You can use dedicated node pools for specific tenants so CPU and memory are not shared across tenants. This will reduce the impact of noisy tenants on a shared cluster.

Although workloads from different tenants are running on different nodes, it is important to be aware that the control plane (API service) is still a shared service.

You can constrain a Pod so that it is restricted or prefer to run on particular nodes. Read more on assigning pods to nodes.

Multiple Ingress Controllers

In order for the Ingress resource to work, the cluster must have an ingress controller running. You may deploy any number of ingress controllers using ingress class within a cluster.

You can have multiple ingress controllers so that public IP addresses and load-balancers are not shared across tenants. Besides, there’s no impact on other tenants when there’s an issue with one ingress controller.

Security

Security is always important but will be even more important when having a multi-tenant cluster.

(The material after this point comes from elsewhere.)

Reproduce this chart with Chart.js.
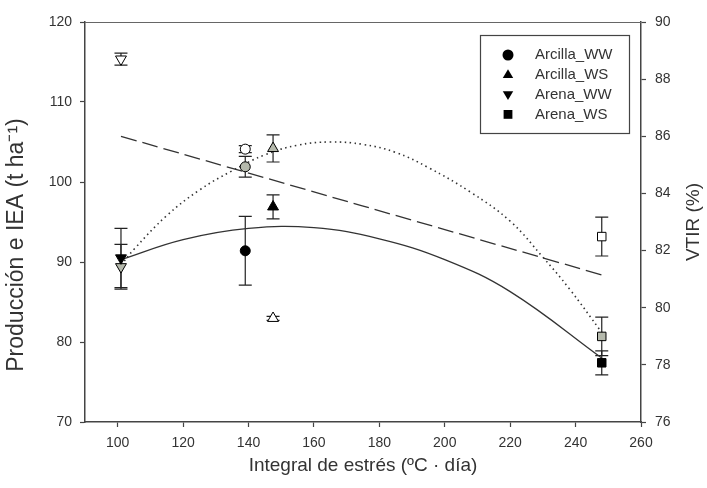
<!DOCTYPE html>
<html>
<head>
<meta charset="utf-8">
<script src="https://cdn.jsdelivr.net/npm/chart.js"></script>
<style>
  body { margin: 0; background: #fff; }
  #wrap { width: 707px; height: 488px; }
</style>
</head>
<body>
<div id="wrap"><canvas id="stressChart" width="707" height="488"></canvas></div>
<script>
// treatments, in the order of the legend
const treatments = ["Arcilla_WW", "Arcilla_WS", "Arena_WW", "Arena_WS"];
const markerStyles = ["circle", "triangle", "triangle", "rect"];
const markerRotation = [0, 0, 180, 0];

// stress integral (ºC · día) of each treatment
const stressIntegral = [139, 147.5, 101, 248];

// production (black, left axis)
const yieldMean = [91.4, 96.9, 90.5, 77.4];
const yieldErr = [4.3, 1.5, 3.7, 1.5];
// IEA (grey, left axis)
const ieaMean = [101.9, 104.2, 89.4, 80.7];
const ieaErr = [1.3, 1.7, 2.8, 2.4];
// VTIR (open, right axis)
const vtirMean = [85.55, 79.63, 88.7, 82.49];
const vtirErr = [0.12, 0.07, 0.21, 0.68];

// fitted curves
const yieldFitX = [101, 120, 140, 160, 180, 200, 220, 248];
const yieldFitY = [90.3, 92.8, 94.2, 94.3, 92.9, 90.3, 86.3, 78.0];
const ieaFitX = [101, 105, 115, 125, 135, 145, 155, 165, 175, 185, 195, 208, 220, 230, 238, 248];
const ieaFitY = [89.6, 91.6, 95.8, 99.0, 101.4, 103.4, 104.6, 105.0, 104.7, 103.7, 101.8, 98.7, 95.1, 90.6, 86.7, 81.2];
const vtirFitX = [101, 248];
const vtirFitY = [86.0, 81.15];

// tick labels
const xTicks = [100, 120, 140, 160, 180, 200, 220, 240, 260];
const leftTicks = [70, 80, 90, 100, 110, 120];
const rightTicks = [76, 78, 80, 82, 84, 86, 88, 90];

const FONT = "'Liberation Sans', Arial, sans-serif";
const AXIS = "#444";
const GREY = "#b5b9ac";

function pts(xs, ys) {
  return xs.map((x, i) => ({ x: x, y: ys[i] }));
}

function markerSet(label, values, errs, fill, axis) {
  return {
    label: label,
    data: pts(stressIntegral, values),
    yAxisID: axis,
    errorBars: errs,
    showLine: false,
    pointStyle: markerStyles,
    rotation: markerRotation,
    pointRadius: [5, 6.3, 6.3, 6],
    pointBackgroundColor: fill,
    pointBorderColor: "#000",
    pointBorderWidth: 1,
    order: 1
  };
}

function fitSet(label, xs, ys, axis, dash, width) {
  return {
    label: label,
    data: pts(xs, ys),
    yAxisID: axis,
    showLine: true,
    pointRadius: 0,
    borderColor: "#333",
    borderWidth: width,
    borderDash: dash,
    tension: 0.4,
    fill: false,
    order: 5
  };
}

// error bars, drawn below the markers
const errorBarPlugin = {
  id: "errorBars",
  beforeDatasetsDraw(chart) {
    const ctx = chart.ctx;
    ctx.save();
    ctx.strokeStyle = "#222";
    ctx.lineWidth = 1.2;
    chart.data.datasets.forEach((ds, di) => {
      if (!ds.errorBars) return;
      const meta = chart.getDatasetMeta(di);
      const yScale = chart.scales[ds.yAxisID];
      meta.data.forEach((el, i) => {
        const v = ds.data[i].y;
        const e = ds.errorBars[i];
        const top = yScale.getPixelForValue(v + e);
        const bot = yScale.getPixelForValue(v - e);
        const x = el.x;
        ctx.beginPath();
        ctx.moveTo(x, top); ctx.lineTo(x, bot);
        ctx.moveTo(x - 6.5, top); ctx.lineTo(x + 6.5, top);
        ctx.moveTo(x - 6.5, bot); ctx.lineTo(x + 6.5, bot);
        ctx.stroke();
      });
    });
    ctx.restore();
  }
};

function drawMarker(ctx, style, rot, x, y, r) {
  ctx.beginPath();
  if (style === "circle") {
    ctx.arc(x, y, r, 0, Math.PI * 2);
  } else if (style === "rect") {
    const s = r * 0.8;
    ctx.rect(x - s, y - s, 2 * s, 2 * s);
  } else {
    const d = rot === 180 ? -1 : 1;
    ctx.moveTo(x, y - d * r);
    ctx.lineTo(x + r * 0.95, y + d * r * 0.6);
    ctx.lineTo(x - r * 0.95, y + d * r * 0.6);
    ctx.closePath();
  }
  ctx.fill();
}

// frame top line, legend box and axis titles
const decorPlugin = {
  id: "decor",
  afterDraw(chart) {
    const ctx = chart.ctx;
    const a = chart.chartArea;
    ctx.save();
    ctx.strokeStyle = "#666";
    ctx.lineWidth = 1;
    ctx.beginPath();
    ctx.moveTo(a.left, a.top + 0.5);
    ctx.lineTo(a.right, a.top + 0.5);
    ctx.stroke();

    // legend
    ctx.strokeStyle = AXIS;
    ctx.lineWidth = 1.2;
    ctx.strokeRect(480.5, 35.5, 149, 98);
    ctx.font = "15px " + FONT;
    ctx.textBaseline = "middle";
    treatments.forEach((t, i) => {
      const y = 55 + i * 19.8;
      ctx.fillStyle = "#000";
      drawMarker(ctx, markerStyles[i], markerRotation[i], 508, y, 5.5);
      ctx.fillStyle = "#333";
      ctx.fillText(t, 535, y);
    });

    // axis titles
    ctx.fillStyle = "#333";
    ctx.textAlign = "center";
    ctx.textBaseline = "middle";
    ctx.font = "19px " + FONT;
    ctx.fillText("Integral de estrés (ºC · día)", (a.left + a.right) / 2, 466);

    ctx.save();
    ctx.translate(694, (a.top + a.bottom) / 2);
    ctx.rotate(-Math.PI / 2);
    ctx.fillText("VTIR (%)", 0, 0);
    ctx.restore();

    ctx.save();
    ctx.translate(17, 245);
    ctx.rotate(-Math.PI / 2);
    ctx.font = "23px " + FONT;
    ctx.fillText("Producción e IEA (t ha⁻¹)", 0, 0);
    ctx.restore();
    ctx.restore();
  }
};

function fixedTicks(list) {
  return function (scale) {
    scale.ticks = list.map(v => ({ value: v }));
  };
}

const tickFont = { family: FONT, size: 14 };

new Chart(document.getElementById("stressChart"), {
  type: "scatter",
  data: {
    datasets: [
      markerSet("Producción", yieldMean, yieldErr, "#000", "y"),
      markerSet("IEA", ieaMean, ieaErr, GREY, "y"),
      markerSet("VTIR", vtirMean, vtirErr, "#fff", "y2"),
      fitSet("Producción ajuste", yieldFitX, yieldFitY, "y", [], 1.3),
      fitSet("IEA ajuste", ieaFitX, ieaFitY, "y", [1.5, 3.5], 1.6),
      fitSet("VTIR ajuste", vtirFitX, vtirFitY, "y2", [16, 6], 1.3)
    ]
  },
  options: {
    responsive: false,
    animation: false,
    layout: { padding: { top: 22, left: 0, right: 0, bottom: 0 } },
    plugins: {
      legend: { display: false },
      tooltip: { enabled: false }
    },
    scales: {
      x: {
        type: "linear",
        min: 90,
        max: 260,
        afterBuildTicks: fixedTicks(xTicks),
        afterFit: s => { s.height = 66; },
        grid: { drawOnChartArea: false, tickLength: 5, tickColor: AXIS, tickWidth: 1.2 },
        border: { color: AXIS, width: 1.5 },
        ticks: { font: tickFont, color: "#333", padding: 8, maxRotation: 0 }
      },
      y: {
        type: "linear",
        position: "left",
        min: 70,
        max: 120,
        afterBuildTicks: fixedTicks(leftTicks),
        afterFit: s => { s.width = 85; },
        grid: { drawOnChartArea: false, tickLength: 5, tickColor: AXIS, tickWidth: 1.2 },
        border: { color: AXIS, width: 1.5 },
        ticks: { font: tickFont, color: "#333", padding: 8 }
      },
      y2: {
        type: "linear",
        position: "right",
        min: 76,
        max: 90,
        afterBuildTicks: fixedTicks(rightTicks),
        afterFit: s => { s.width = 66; },
        grid: { drawOnChartArea: false, tickLength: 5, tickColor: AXIS, tickWidth: 1.2 },
        border: { color: AXIS, width: 1.5 },
        ticks: { font: tickFont, color: "#333", padding: 9 }
      }
    }
  },
  plugins: [errorBarPlugin, decorPlugin]
});
</script>
</body>
</html>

What you can do the get a higher level of security within your cluster:

  • Policy engines: for configuration security best practices, such as only allowing trusted registries

  • Runtime scanners: to detect and report runtime security events

  • Service Mesh: for Mutual TLS communication between pods

  • SIEM: for use-case-driven security monitoring

Sources for security events:

  • Kubernetes Audit Trail

  • NGINX Ingress Access Logs

  • Container Runtime Security Events (by observing the behavior of your applications and containers using an IDS)

  • Other Application Security Events

Conclusion

All of these multi-tenancy models have their strengths and weaknesses, and the best approach will depend on your organization’s specific requirements. Some common factors to consider include the level of isolation required, the number of tenants, the resources available in the cluster, and compliance requirements.

Evaluating your specific use case and requirements is important to determine the best approach. With the suitable multi-tenancy model in place, Kubernetes can help you to effectively manage and scale your containerized applications while maintaining isolation and security.